John Gruber, Mac blogger extraordinaire, has a post today about what I consider to be the most glaring problem with the iPhone SDK. I don't know John, but I rarely disagree with him on matters related to Apple, but although I think he makes good points about WHY Apple chose to put this limitation on the SDK, I disagree that Apple should be the one making this choice. If a user wants to put a program on their iPhone that will reduce their battery life, that should be their choice. Apple is requiring all apps to be reviewed, so in theory, an app that went overboard or impacted the network would be stopped by them in their role as App Store gatekeeper.
There are many, many potential killer apps for the iPhone that simply can't be created without some way of running code in the background. If they can't allow this, then there should be some alternative available. Maybe there is, and it's buried in the SDK somewhere, but I haven't found it, and I've been looking pretty hard since last Thursday.

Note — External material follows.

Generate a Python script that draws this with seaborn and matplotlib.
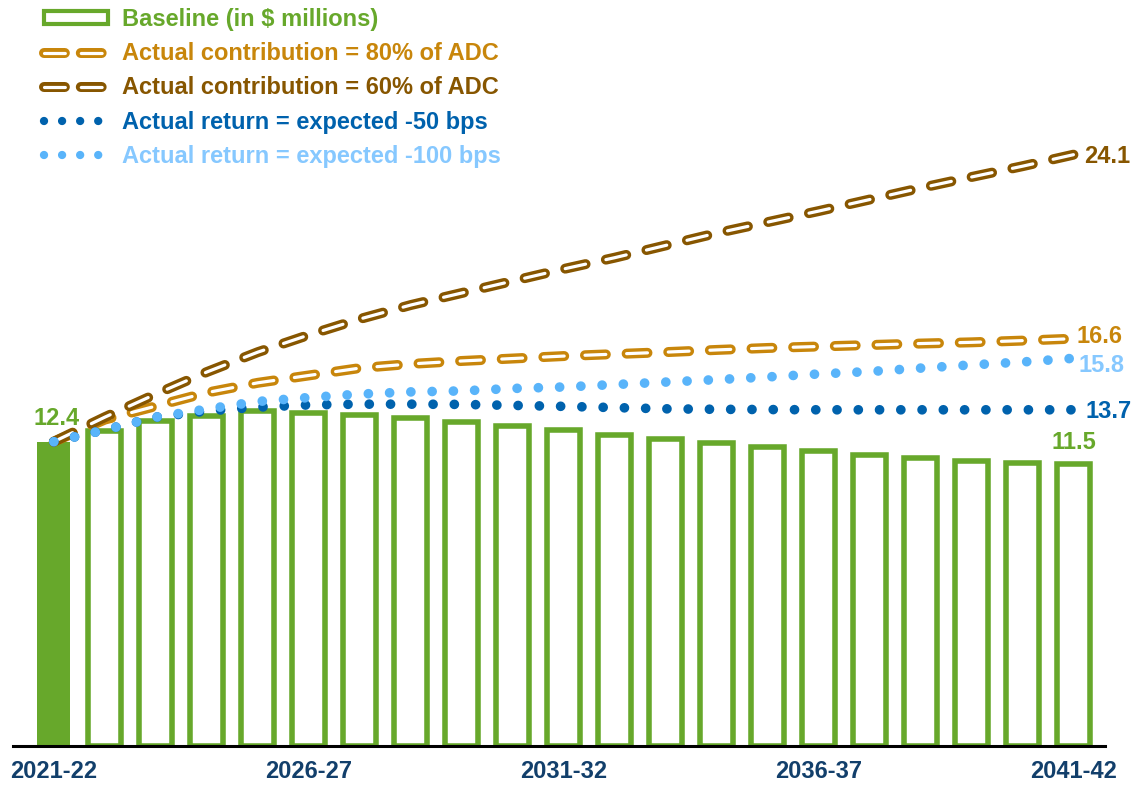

Apple obviously recognizes the need for this, since they do it themselves in Mail. It seems pretty obnoxious to say "yeah, we need to do this, but you can't. Ever." Yeah, I know it's their phone, and they can pretty much do anything because they wrote the software that runs it, but I think this limitation is potentially devastating in terms of the iPhone reaching its full potential as a "mobile platform", especially one that Apple seems to be positioning for a push into the Enterprise market.
It seems there must be a way to address their concerns, and yet make it possible for apps to do things when they are not being run.